§ **TASK INSTRUCTIONS**
All lines below must be repeated exactly, with the pictures omitted.
'''
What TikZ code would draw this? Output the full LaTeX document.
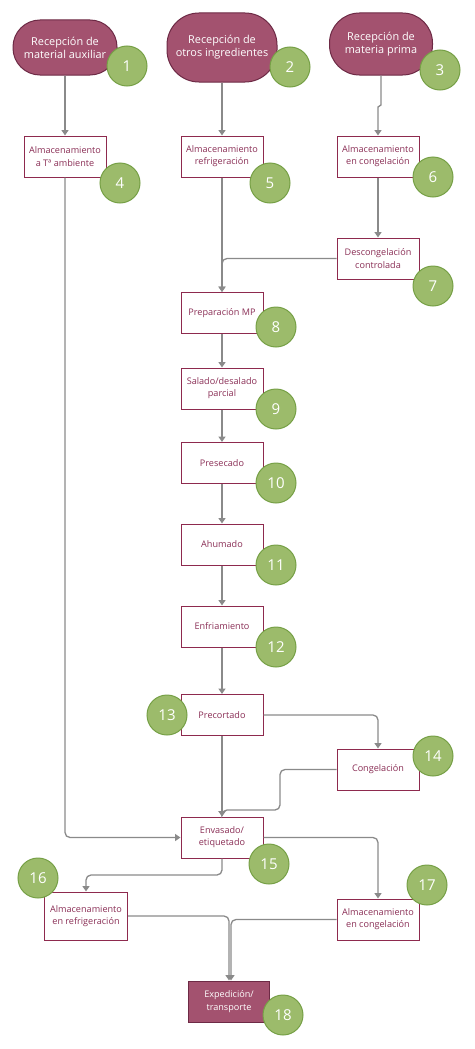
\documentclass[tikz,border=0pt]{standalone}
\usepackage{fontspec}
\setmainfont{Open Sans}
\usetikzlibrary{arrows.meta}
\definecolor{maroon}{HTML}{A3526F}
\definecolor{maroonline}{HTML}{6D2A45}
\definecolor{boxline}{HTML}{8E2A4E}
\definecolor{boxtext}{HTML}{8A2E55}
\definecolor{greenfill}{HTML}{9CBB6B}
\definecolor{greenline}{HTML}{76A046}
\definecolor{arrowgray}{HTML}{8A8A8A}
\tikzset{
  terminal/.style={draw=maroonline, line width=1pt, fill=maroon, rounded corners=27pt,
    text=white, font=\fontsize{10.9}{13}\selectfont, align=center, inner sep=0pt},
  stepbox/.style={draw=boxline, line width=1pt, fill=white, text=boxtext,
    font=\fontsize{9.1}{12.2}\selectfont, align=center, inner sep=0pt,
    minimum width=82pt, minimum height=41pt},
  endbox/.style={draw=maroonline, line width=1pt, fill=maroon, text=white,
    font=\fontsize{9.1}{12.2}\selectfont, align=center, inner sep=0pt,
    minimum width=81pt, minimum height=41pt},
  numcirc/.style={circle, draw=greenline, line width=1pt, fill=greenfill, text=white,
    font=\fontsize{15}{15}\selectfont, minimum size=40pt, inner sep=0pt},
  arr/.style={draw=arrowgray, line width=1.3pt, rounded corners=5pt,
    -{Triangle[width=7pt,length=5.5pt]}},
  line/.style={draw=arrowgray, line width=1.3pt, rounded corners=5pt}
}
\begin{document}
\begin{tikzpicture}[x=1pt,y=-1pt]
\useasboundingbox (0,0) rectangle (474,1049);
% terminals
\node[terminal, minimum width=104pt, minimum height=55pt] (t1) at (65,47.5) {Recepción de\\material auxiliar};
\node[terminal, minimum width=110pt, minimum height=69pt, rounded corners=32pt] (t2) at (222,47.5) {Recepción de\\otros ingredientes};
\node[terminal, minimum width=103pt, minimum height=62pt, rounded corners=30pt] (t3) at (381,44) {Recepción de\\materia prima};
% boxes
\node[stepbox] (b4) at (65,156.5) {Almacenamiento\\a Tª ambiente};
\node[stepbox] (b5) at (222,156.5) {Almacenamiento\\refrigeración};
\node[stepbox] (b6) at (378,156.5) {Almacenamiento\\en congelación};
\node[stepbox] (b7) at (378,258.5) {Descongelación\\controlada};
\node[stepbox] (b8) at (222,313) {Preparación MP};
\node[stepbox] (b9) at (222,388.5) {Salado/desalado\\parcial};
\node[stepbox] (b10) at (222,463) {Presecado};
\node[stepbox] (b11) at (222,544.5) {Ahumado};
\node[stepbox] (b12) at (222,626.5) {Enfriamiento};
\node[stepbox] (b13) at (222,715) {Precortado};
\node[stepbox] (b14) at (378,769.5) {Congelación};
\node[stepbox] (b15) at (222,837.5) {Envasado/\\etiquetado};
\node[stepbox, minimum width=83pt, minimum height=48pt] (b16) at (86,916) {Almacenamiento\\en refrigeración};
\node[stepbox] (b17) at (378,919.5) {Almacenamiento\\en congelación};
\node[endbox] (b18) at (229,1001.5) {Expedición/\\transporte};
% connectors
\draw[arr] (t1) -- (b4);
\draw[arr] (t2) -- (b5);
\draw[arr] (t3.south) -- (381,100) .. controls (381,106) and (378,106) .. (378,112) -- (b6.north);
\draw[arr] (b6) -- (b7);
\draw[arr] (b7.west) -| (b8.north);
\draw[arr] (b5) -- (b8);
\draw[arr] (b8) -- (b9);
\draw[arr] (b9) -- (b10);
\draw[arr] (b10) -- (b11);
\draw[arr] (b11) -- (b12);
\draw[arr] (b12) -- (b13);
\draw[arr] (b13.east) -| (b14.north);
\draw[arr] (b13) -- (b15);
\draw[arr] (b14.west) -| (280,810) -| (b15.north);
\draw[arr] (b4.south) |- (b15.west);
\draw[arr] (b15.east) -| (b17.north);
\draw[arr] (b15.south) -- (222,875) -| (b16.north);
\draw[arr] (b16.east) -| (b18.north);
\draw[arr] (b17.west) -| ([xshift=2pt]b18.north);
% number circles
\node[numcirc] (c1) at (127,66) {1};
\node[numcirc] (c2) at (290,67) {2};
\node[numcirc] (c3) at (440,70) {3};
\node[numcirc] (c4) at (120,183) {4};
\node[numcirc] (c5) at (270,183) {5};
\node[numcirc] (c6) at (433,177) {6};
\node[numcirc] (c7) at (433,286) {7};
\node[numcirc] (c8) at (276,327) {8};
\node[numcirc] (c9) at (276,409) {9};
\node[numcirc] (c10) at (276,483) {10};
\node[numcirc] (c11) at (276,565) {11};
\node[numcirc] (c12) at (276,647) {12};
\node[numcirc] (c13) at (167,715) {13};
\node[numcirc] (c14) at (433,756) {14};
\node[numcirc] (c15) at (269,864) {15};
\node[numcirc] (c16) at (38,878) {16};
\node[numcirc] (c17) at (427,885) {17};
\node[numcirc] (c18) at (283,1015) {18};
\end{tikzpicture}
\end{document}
'''
§ **RESULT OF THIS TASK**
What TikZ code would draw this? Output the full LaTeX document.
\documentclass[tikz,border=0pt]{standalone}
\usepackage{fontspec}
\setmainfont{Open Sans}
\usetikzlibrary{arrows.meta}
\definecolor{maroon}{HTML}{A3526F}
\definecolor{maroonline}{HTML}{6D2A45}
\definecolor{boxline}{HTML}{8E2A4E}
\definecolor{boxtext}{HTML}{8A2E55}
\definecolor{greenfill}{HTML}{9CBB6B}
\definecolor{greenline}{HTML}{76A046}
\definecolor{arrowgray}{HTML}{8A8A8A}
\tikzset{
  terminal/.style={draw=maroonline, line width=1pt, fill=maroon, rounded corners=27pt,
    text=white, font=\fontsize{10.9}{13}\selectfont, align=center, inner sep=0pt},
  stepbox/.style={draw=boxline, line width=1pt, fill=white, text=boxtext,
    font=\fontsize{9.1}{12.2}\selectfont, align=center, inner sep=0pt,
    minimum width=82pt, minimum height=41pt},
  endbox/.style={draw=maroonline, line width=1pt, fill=maroon, text=white,
    font=\fontsize{9.1}{12.2}\selectfont, align=center, inner sep=0pt,
    minimum width=81pt, minimum height=41pt},
  numcirc/.style={circle, draw=greenline, line width=1pt, fill=greenfill, text=white,
    font=\fontsize{15}{15}\selectfont, minimum size=40pt, inner sep=0pt},
  arr/.style={draw=arrowgray, line width=1.3pt, rounded corners=5pt,
    -{Triangle[width=7pt,length=5.5pt]}},
  line/.style={draw=arrowgray, line width=1.3pt, rounded corners=5pt}
}
\begin{document}
\begin{tikzpicture}[x=1pt,y=-1pt]
\useasboundingbox (0,0) rectangle (474,1049);
% terminals
\node[terminal, minimum width=104pt, minimum height=55pt] (t1) at (65,47.5) {Recepción de\\material auxiliar};
\node[terminal, minimum width=110pt, minimum height=69pt, rounded corners=32pt] (t2) at (222,47.5) {Recepción de\\otros ingredientes};
\node[terminal, minimum width=103pt, minimum height=62pt, rounded corners=30pt] (t3) at (381,44) {Recepción de\\materia prima};
% boxes
\node[stepbox] (b4) at (65,156.5) {Almacenamiento\\a Tª ambiente};
\node[stepbox] (b5) at (222,156.5) {Almacenamiento\\refrigeración};
\node[stepbox] (b6) at (378,156.5) {Almacenamiento\\en congelación};
\node[stepbox] (b7) at (378,258.5) {Descongelación\\controlada};
\node[stepbox] (b8) at (222,313) {Preparación MP};
\node[stepbox] (b9) at (222,388.5) {Salado/desalado\\parcial};
\node[stepbox] (b10) at (222,463) {Presecado};
\node[stepbox] (b11) at (222,544.5) {Ahumado};
\node[stepbox] (b12) at (222,626.5) {Enfriamiento};
\node[stepbox] (b13) at (222,715) {Precortado};
\node[stepbox] (b14) at (378,769.5) {Congelación};
\node[stepbox] (b15) at (222,837.5) {Envasado/\\etiquetado};
\node[stepbox, minimum width=83pt, minimum height=48pt] (b16) at (86,916) {Almacenamiento\\en refrigeración};
\node[stepbox] (b17) at (378,919.5) {Almacenamiento\\en congelación};
\node[endbox] (b18) at (229,1001.5) {Expedición/\\transporte};
% connectors
\draw[arr] (t1) -- (b4);
\draw[arr] (t2) -- (b5);
\draw[arr] (t3.south) -- (381,100) .. controls (381,106) and (378,106) .. (378,112) -- (b6.north);
\draw[arr] (b6) -- (b7);
\draw[arr] (b7.west) -| (b8.north);
\draw[arr] (b5) -- (b8);
\draw[arr] (b8) -- (b9);
\draw[arr] (b9) -- (b10);
\draw[arr] (b10) -- (b11);
\draw[arr] (b11) -- (b12);
\draw[arr] (b12) -- (b13);
\draw[arr] (b13.east) -| (b14.north);
\draw[arr] (b13) -- (b15);
\draw[arr] (b14.west) -| (280,810) -| (b15.north);
\draw[arr] (b4.south) |- (b15.west);
\draw[arr] (b15.east) -| (b17.north);
\draw[arr] (b15.south) -- (222,875) -| (b16.north);
\draw[arr] (b16.east) -| (b18.north);
\draw[arr] (b17.west) -| ([xshift=2pt]b18.north);
% number circles
\node[numcirc] (c1) at (127,66) {1};
\node[numcirc] (c2) at (290,67) {2};
\node[numcirc] (c3) at (440,70) {3};
\node[numcirc] (c4) at (120,183) {4};
\node[numcirc] (c5) at (270,183) {5};
\node[numcirc] (c6) at (433,177) {6};
\node[numcirc] (c7) at (433,286) {7};
\node[numcirc] (c8) at (276,327) {8};
\node[numcirc] (c9) at (276,409) {9};
\node[numcirc] (c10) at (276,483) {10};
\node[numcirc] (c11) at (276,565) {11};
\node[numcirc] (c12) at (276,647) {12};
\node[numcirc] (c13) at (167,715) {13};
\node[numcirc] (c14) at (433,756) {14};
\node[numcirc] (c15) at (269,864) {15};
\node[numcirc] (c16) at (38,878) {16};
\node[numcirc] (c17) at (427,885) {17};
\node[numcirc] (c18) at (283,1015) {18};
\end{tikzpicture}
\end{document}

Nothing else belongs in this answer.